Putin, el desconectado

Jorge Sobral CATEDRÁTICO DE PSICOLOGÍA CRIMINAL DE LA USC

OPINIÓN

MABEL RODRÍGUEZ

13 mar 2022 . Actualizado a las 05:00 h.

Es tentador, y más para psiquiatras y psicólogos, analizar los grandes eventos históricos relacionando estrechamente lo ocurrido con las características particulares de sus más eminentes protagonistas. Así, por ejemplo, Hitler sería un perturbado, y el nazismo un producto de sus delirios. Parece claro que ello conduce a un error psicologicista: es decir, el simplismo reduccionista de atribuir a las características subjetivas de algún personaje la causalidad de fenómenos que, a buen seguro, obedecen a complejas razones históricas, económicas, sociológicas y hasta antropológicas; o sea, políticas. Pero hay otro error simétrico del anterior: el sueño estructuralista en el que los individuos, los líderes, serían intercambiables. Los hechos habrían ocurrido como lo hicieron: los sujetos protagonistas no habrían sido sino atrezo en el escenario histórico. Si no estuvieran ellos, habrían estado otros. Probablemente, las mejores explicaciones asoman cuando el investigador viste sus gafas interactivas y analiza en lo posible las influencias recíprocas entre el personaje y su contexto sociopolítico.

Dicho lo cual, ¿qué aporta Putin al contexto actual de la invasión de Ucrania? Múltiples fuentes documentales nos permiten hacer algunas fundadas suposiciones. Putin sería un buen ejemplo de esa perversión de la autoestima a la que llamamos «narcisismo»; el yo como principio y final de la aprehensión de la realidad, el yo totalizador. Y como el yo debe triunfar, los medios no importan, las mentiras tampoco y la manipulación es bienvenida. ¿Recuerdan El Príncipe? Pues maquiavelismo llamamos a eso. A menudo, el triunfo del yo requiere causar sufrimiento a otros, y, en el peor de los casos, el castigador goza con ello: sadismo. Y Putin necesita ser desinhibido y audaz en sus acciones; esa «audacia psicopática» en la que la valentía se ofrece al servicio de la maldad, de la malevolencia. Y, claro, nada de ello es posible con unas emociones interpersonales mínimamente empáticas; así que se impone que el personaje sea frío, inasequible al miedo y al dolor. ¿Estamos ante un psicópata criminal? La respuesta depende de tecnicismos que no hacen al caso; pero si no lo es, se le parece mucho. Es, eso sin duda, un buen ejemplo de lo que se ha bautizado recientemente como «el lado oscuro de la personalidad».

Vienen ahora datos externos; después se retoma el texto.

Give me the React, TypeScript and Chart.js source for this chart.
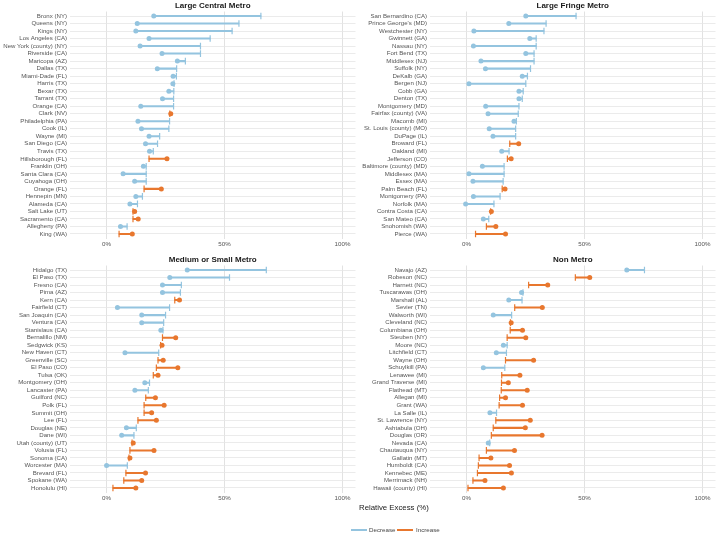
import React, { useEffect, useRef } from 'react';
import { Chart, registerables } from 'chart.js';

Chart.register(...registerables);

const FONT = '"Liberation Sans", Arial, Helvetica, sans-serif';
const BLUE = '#94c4df';
const ORANGE = '#e8772e';

const X_TICKS = [0, 50, 100];
const X_MIN = -15.5;
const X_MAX = 105.5;

const largeCentralCounties = [
  'Bronx (NY)', 'Queens (NY)', 'Kings (NY)', 'Los Angeles (CA)', 'New York (county) (NY)', 'Riverside (CA)',
  'Maricopa (AZ)', 'Dallas (TX)', 'Miami-Dade (FL)', 'Harris (TX)', 'Bexar (TX)', 'Tarrant (TX)',
  'Orange (CA)', 'Clark (NV)', 'Philadelphia (PA)', 'Cook (IL)', 'Wayne (MI)', 'San Diego (CA)',
  'Travis (TX)', 'Hillsborough (FL)', 'Franklin (OH)', 'Santa Clara (CA)', 'Cuyahoga (OH)', 'Orange (FL)',
  'Hennepin (MN)', 'Alameda (CA)', 'Salt Lake (UT)', 'Sacramento (CA)', 'Allegheny (PA)', 'King (WA)',
];
const largeCentralStart = [65.4, 56.1, 53.2, 43.9, 39.8, 39.8, 33.4, 29.7, 29.6, 28.6, 28.5, 28.4, 28.4, 26.8, 26.7, 26.4, 22.5, 21.6, 19.8, 18.0, 16.8, 16.8, 16.8, 15.9, 15.2, 13.1, 11.2, 11.2, 8.7, 5.3];
const largeCentralEnd = [20.0, 13.0, 12.4, 18.0, 14.2, 23.5, 30.0, 21.5, 28.2, 28.1, 26.4, 23.7, 14.5, 27.2, 13.3, 14.8, 18.0, 16.5, 18.2, 25.6, 15.6, 7.0, 11.9, 23.2, 12.4, 9.9, 11.9, 13.4, 5.9, 10.9];

const largeFringeCounties = [
  'San Bernardino (CA)', "Prince George's (MD)", 'Westchester (NY)', 'Gwinnett (GA)', 'Nassau (NY)', 'Fort Bend (TX)',
  'Middlesex (NJ)', 'Suffolk (NY)', 'DeKalb (GA)', 'Bergen (NJ)', 'Cobb (GA)', 'Denton (TX)',
  'Montgomery (MD)', 'Fairfax (county) (VA)', 'Macomb (MI)', 'St. Louis (county) (MO)', 'DuPage (IL)', 'Broward (FL)',
  'Oakland (MI)', 'Jefferson (CO)', 'Baltimore (county) (MD)', 'Middlesex (MA)', 'Essex (MA)', 'Palm Beach (FL)',
  'Montgomery (PA)', 'Norfolk (MA)', 'Contra Costa (CA)', 'San Mateo (CA)', 'Snohomish (WA)', 'Pierce (WA)',
];
const largeFringeStart = [46.4, 33.7, 32.8, 29.5, 29.5, 28.6, 28.6, 27.1, 25.8, 25.1, 24.0, 23.6, 22.2, 21.9, 21.1, 20.8, 20.8, 18.3, 18.0, 17.3, 15.9, 15.9, 15.5, 15.1, 14.2, 11.6, 10.2, 9.4, 8.4, 3.8];
const largeFringeEnd = [25.1, 17.9, 3.1, 26.8, 2.9, 25.1, 6.1, 8.0, 23.6, 1.0, 22.2, 22.2, 8.1, 9.1, 20.1, 9.6, 11.2, 22.1, 14.9, 18.9, 6.7, 1.0, 2.7, 16.3, 2.9, -0.4, 10.5, 7.1, 12.4, 16.5];

const mediumSmallCounties = [
  'Hidalgo (TX)', 'El Paso (TX)', 'Fresno (CA)', 'Pima (AZ)', 'Kern (CA)', 'Fairfield (CT)',
  'San Joaquin (CA)', 'Ventura (CA)', 'Stanislaus (CA)', 'Bernalillo (NM)', 'Sedgwick (KS)', 'New Haven (CT)',
  'Greenville (SC)', 'El Paso (CO)', 'Tulsa (OK)', 'Montgomery (OH)', 'Lancaster (PA)', 'Guilford (NC)',
  'Polk (FL)', 'Summit (OH)', 'Lee (FL)', 'Douglas (NE)', 'Dane (WI)', 'Utah (county) (UT)',
  'Volusia (FL)', 'Sonoma (CA)', 'Worcester (MA)', 'Brevard (FL)', 'Spokane (WA)', 'Honolulu (HI)',
];
const mediumSmallStart = [67.7, 52.1, 31.7, 31.3, 28.9, 26.7, 25.0, 24.2, 23.9, 23.7, 22.9, 22.1, 21.8, 21.1, 19.8, 18.2, 17.7, 16.6, 15.9, 15.9, 13.3, 12.6, 11.6, 10.8, 9.9, 9.5, 8.8, 8.2, 7.3, 2.7];
const mediumSmallEnd = [34.2, 26.8, 23.7, 23.7, 30.9, 4.6, 14.9, 14.9, 23.0, 29.3, 23.5, 7.8, 24.0, 30.2, 21.8, 16.2, 12.0, 20.7, 24.4, 19.1, 21.1, 8.4, 6.4, 11.3, 20.1, 9.9, 0.0, 16.5, 14.9, 12.4];

const nonMetroCounties = [
  'Navajo (AZ)', 'Robeson (NC)', 'Harnett (NC)', 'Tuscarawas (OH)', 'Marshall (AL)', 'Sevier (TN)',
  'Walworth (WI)', 'Cleveland (NC)', 'Columbiana (OH)', 'Steuben (NY)', 'Moore (NC)', 'Litchfield (CT)',
  'Wayne (OH)', 'Schuylkill (PA)', 'Lenawee (MI)', 'Grand Traverse (MI)', 'Flathead (MT)', 'Allegan (MI)',
  'Grant (WA)', 'La Salle (IL)', 'St. Lawrence (NY)', 'Ashtabula (OH)', 'Douglas (OR)', 'Nevada (CA)',
  'Chautauqua (NY)', 'Gallatin (MT)', 'Humboldt (CA)', 'Kennebec (ME)', 'Merrimack (NH)', 'Hawaii (county) (HI)',
];
const nonMetroStart = [75.4, 46.1, 26.3, 23.9, 23.5, 20.4, 19.1, 18.6, 18.5, 17.2, 17.2, 16.9, 16.5, 16.2, 14.9, 14.8, 14.7, 14.0, 13.8, 12.7, 12.4, 11.3, 10.5, 9.8, 8.4, 5.3, 5.0, 4.6, 2.7, 0.6];
const nonMetroEnd = [67.9, 52.2, 34.4, 23.3, 17.9, 32.1, 11.3, 18.9, 23.7, 25.1, 15.6, 12.6, 28.4, 7.1, 22.6, 17.7, 25.7, 16.5, 23.7, 9.9, 27.0, 24.9, 32.0, 9.2, 20.3, 10.3, 18.2, 19.0, 7.8, 15.6];

type PanelProps = {
  title: string;
  counties: string[];
  start: number[];
  end: number[];
  left: number;
  top: number;
};

function Panel({ title, counties, start, end, left, top }: PanelProps) {
  const ref = useRef<HTMLCanvasElement>(null);

  useEffect(() => {
    if (!ref.current) return;
    const colors = counties.map((_, i) => (end[i] >= start[i] ? ORANGE : BLUE));
    const chart = new Chart(ref.current, {
      type: 'scatter',
      data: {
        datasets: [
          {
            type: 'scatter',
            data: counties.map((_, i) => ({ x: end[i], y: i })),
            pointStyle: 'circle',
            pointRadius: 2.5,
            pointHoverRadius: 2.5,
            pointBackgroundColor: colors,
            pointBorderWidth: 0,
          } as any,
          {
            type: 'scatter',
            data: counties.map((_, i) => ({ x: start[i], y: i })),
            pointStyle: 'line',
            pointRotation: 90,
            pointRadius: 3.3,
            pointHoverRadius: 3.3,
            pointBorderColor: colors,
            pointBorderWidth: 1.2,
          } as any,
          {
            type: 'bar',
            indexAxis: 'y',
            data: counties.map((_, i) => ({ x: [start[i], end[i]], y: i })),
            backgroundColor: colors,
            borderWidth: 0,
            barThickness: 1.4,
          } as any,
        ],
      },
      options: {
        animation: false,
        responsive: false,
        events: [],
        layout: { padding: { top: 0, right: 1, bottom: 0, left: 0 } },
        plugins: {
          legend: { display: false },
          tooltip: { enabled: false },
          title: {
            display: true,
            text: title,
            fullSize: false,
            color: '#1a1a1a',
            font: { family: FONT, size: 8, weight: 'bold' },
            padding: { top: 0.6, bottom: 1.3 },
          },
        },
        scales: {
          x: {
            type: 'linear',
            min: X_MIN,
            max: X_MAX,
            afterBuildTicks: (s: any) => {
              s.ticks = X_TICKS.map((v) => ({ value: v }));
            },
            afterFit: (s: any) => {
              s.height = 13.5;
            },
            ticks: {
              callback: (v: any) => `${v}%`,
              color: '#555555',
              font: { family: FONT, size: 6.2 },
              padding: 2.5,
              maxRotation: 0,
            },
            grid: { color: '#dadada', lineWidth: 0.8, drawTicks: false },
            border: { display: false },
          },
          y: {
            type: 'linear',
            reverse: true,
            min: -0.6,
            max: counties.length - 0.4,
            offset: false,
            afterBuildTicks: (s: any) => {
              s.ticks = counties.map((_, i) => ({ value: i }));
            },
            afterFit: (s: any) => {
              s.width = 70;
            },
            ticks: {
              autoSkip: false,
              callback: (_v: any, i: number) => counties[i],
              color: '#555555',
              font: { family: FONT, size: 6.1 },
              padding: 3,
            },
            grid: { color: '#e6e6e6', lineWidth: 0.8, drawTicks: false, offset: false },
            border: { display: false },
          },
        },
      } as any,
    });
    return () => chart.destroy();
  }, []);

  return (
    <canvas
      ref={ref}
      width={360}
      height={252}
      style={{ position: 'absolute', left, top, width: 360, height: 252, display: 'block' }}
    />
  );
}

export default function App() {
  const textBase: React.CSSProperties = {
    position: 'absolute',
    fontFamily: FONT,
    lineHeight: 1,
    whiteSpace: 'nowrap',
  };
  return (
    <div
      style={{
        position: 'absolute',
        left: 0,
        top: 0,
        width: 720,
        height: 534,
        background: '#ffffff',
        overflow: 'hidden',
      }}
    >
      <Panel title="Large Central Metro" counties={largeCentralCounties} start={largeCentralStart} end={largeCentralEnd} left={0} top={0} />
      <Panel title="Large Fringe Metro" counties={largeFringeCounties} start={largeFringeStart} end={largeFringeEnd} left={360} top={0} />
      <Panel title="Medium or Small Metro" counties={mediumSmallCounties} start={mediumSmallStart} end={mediumSmallEnd} left={0} top={254} />
      <Panel title="Non Metro" counties={nonMetroCounties} start={nonMetroStart} end={nonMetroEnd} left={360} top={254} />

      <div style={{ ...textBase, left: 359, top: 503.5, fontSize: 7.8, color: '#1a1a1a' }}>Relative Excess (%)</div>

      <div style={{ position: 'absolute', left: 351, top: 529.4, width: 16, height: 1.3, background: BLUE }} />
      <div style={{ ...textBase, left: 369, top: 527, fontSize: 6.2, color: '#444444' }}>Decrease</div>
      <div style={{ position: 'absolute', left: 397, top: 529.4, width: 16, height: 1.3, background: ORANGE }} />
      <div style={{ ...textBase, left: 416, top: 527, fontSize: 6.2, color: '#444444' }}>Increase</div>
    </div>
  );
}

Pero, a mi juicio, ese retrato no acaba de ser cabal sin completarlo a la luz de la obra de un gran psicólogo canadiense/californiano, catedrático de Stanford, e, ironías del destino, hijo de ucranianos: Albert Bandura. El nos enseñó hace tiempo cómo los genocidas, los terroristas, los violadores, consiguen verse en el espejo sin que el autodesprecio les humedezca la mirada; es el último giro del guion cognitivo: la culpa, esa que yo no siento ni quiero, es de otros, de muchos, de cualquiera. Y la obra maestra de la perversidad culmina cuando atribuyo la culpabilidad a las propias víctimas. Eso hace Putin. «Desconexión moral», llamó Bandura a ese malvado truco.

Y con eso me quedo: en mi modesta opinión, Putin es, sobre todo y ante todo, un desconectado moral. Triunfo del autoengaño. La infamia mutada en virtud. La maldad, la culpa, habita siempre en casa ajena. Es probable que él se crea un ser profundamente moral. Y eso le hace aún más peligroso.